猫のツボ

 みゆちゃんは、おなかを撫でられることを好まない。みゆちゃんが好きなのは、あごの下や頬っぺた、おでこや眉間や、鼻腔の横などの顔周辺と、背中のしっぽに近いあたりを掻いてもらうことである。
 椅子の上でくつろいでいるみゆちゃんのあごやおでこを撫でると、気持ちよさそうに頭を座面に擦り付けて、少し仰向きになるから、調子に乗ってふわふわで柔らかいおなかをさすると、すかさずうしろ足のキックが飛んでくる。爪を出して蹴るから痛いのだけれど、我慢してしつこく撫でていると、今度は両手で撫でているこちらの手をつかんで、噛みついてくる。もちろん、肉球を触られるのも嫌いである。

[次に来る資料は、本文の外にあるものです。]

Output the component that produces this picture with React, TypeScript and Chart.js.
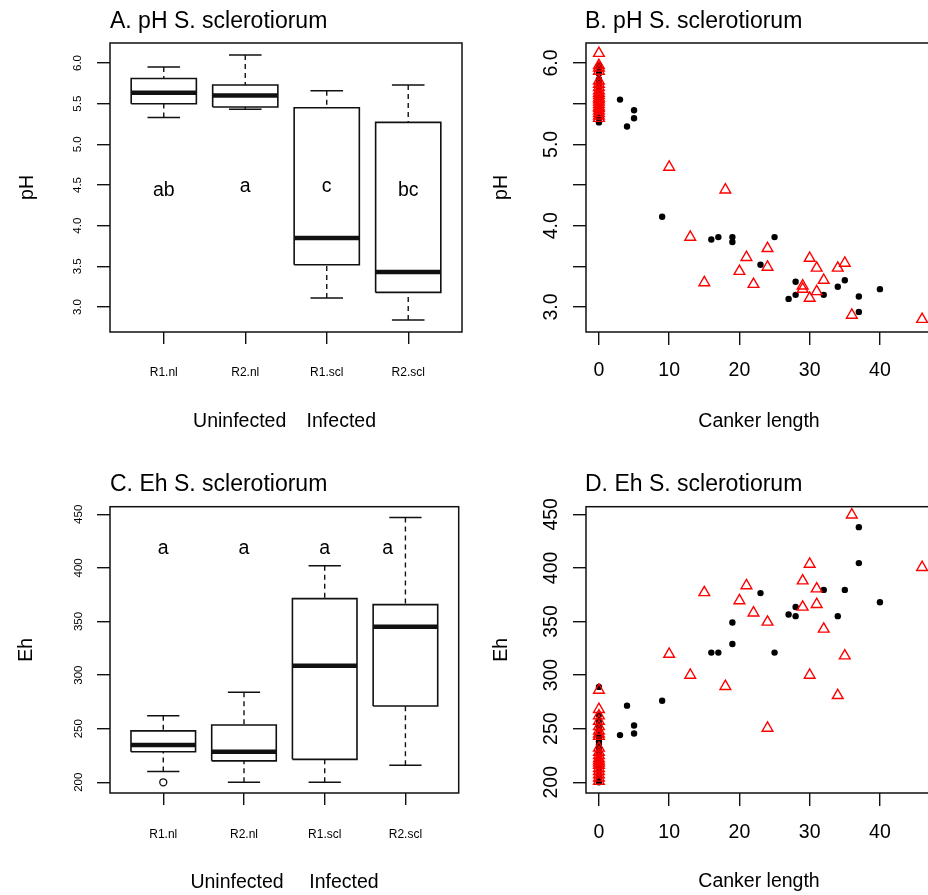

 おひとよしなふくちゃんは、体中どこを撫でられてもうれしいらしい。触った瞬間、もしくは触る前からごろごろとのどを鳴らしている。肉球の手を握ってもごろごろ言っている。
 それでも一番好きなのは、おなかをごしごし撫でられることで、仰向けに寝転がっていつまでも嬉しそうにしているから、きりがない。
 ふくちゃんのおなかを撫でていたら、みゆちゃんが寄ってきた。そうして、自分は嫌いなくせにやきもちを妬いたのか、それとも単にちょっかいを出そうと思っただけなのか、ふくちゃんの脇の下に鼻を突っ込んで、かぷと噛んだ。